11.10.2011

The Invisible Man


October's book on my New Year's Reading List was The Invisible Man by Ralph Ellison.

I have to tell you that after reading the first chapter of this book, I didn't want to go on.  I was depressed and almost sick to my stomach.  But then I soldiered on.

Here's what Time Magazine had to say about it when picking it for it's Top 100 Novels:
A nameless young black man wends a tortuous path from a southern town — where a local white men’s club mockingly awards him a scholarship to a black college — to the streets of New York City, where everybody, black and white, left and right, man and woman, seems to have their own ideas about who he is and what purpose he can serve. Evenhandedly exposing the hypocrisies and stereotypes of all comers, Invisible Man is far more than a race novel, or even a bildungsroman. It’s the quintessential American picaresque of the 20th century.
After the first chapter, I found that he (our main character and narrator has no name so I'll just refer to him as 'he') sort of bugged me.  I sympathized terribly for him at first but then after a while I found myself sort of wishing he'd grow up.  He floated around trying to be what others wanted him to be but it didn't seem that he gave much thought to what he wanted.   Of course, when I got to the final chapter I realized that was sort of the point.

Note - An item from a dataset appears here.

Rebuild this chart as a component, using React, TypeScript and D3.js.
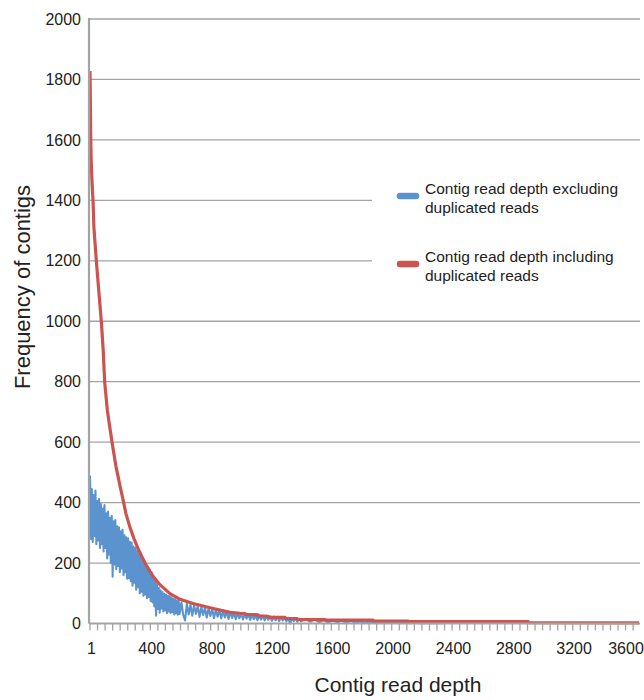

Although this is a very disturbing book I think it ended on a hopeful note - which I liked.

I also found myself comparing my experience as a woman with his experiences.  Although the book is clearly about racism, it is also about so much more.  It's about being disenfranchised.  It's about trying to meet others' expectations without taking your own thoughts and wishes into account.  I thought a lot about Virginia Woolf's book, Three Guineas, while I was reading The Invisible Man.   Although they are vastly different, they touch on many of the same themes.  That sort of universal truth is I suppose what makes this a great book.

Next up:  Blood Meridian by Cormac McCarthy (This one fills me with dread).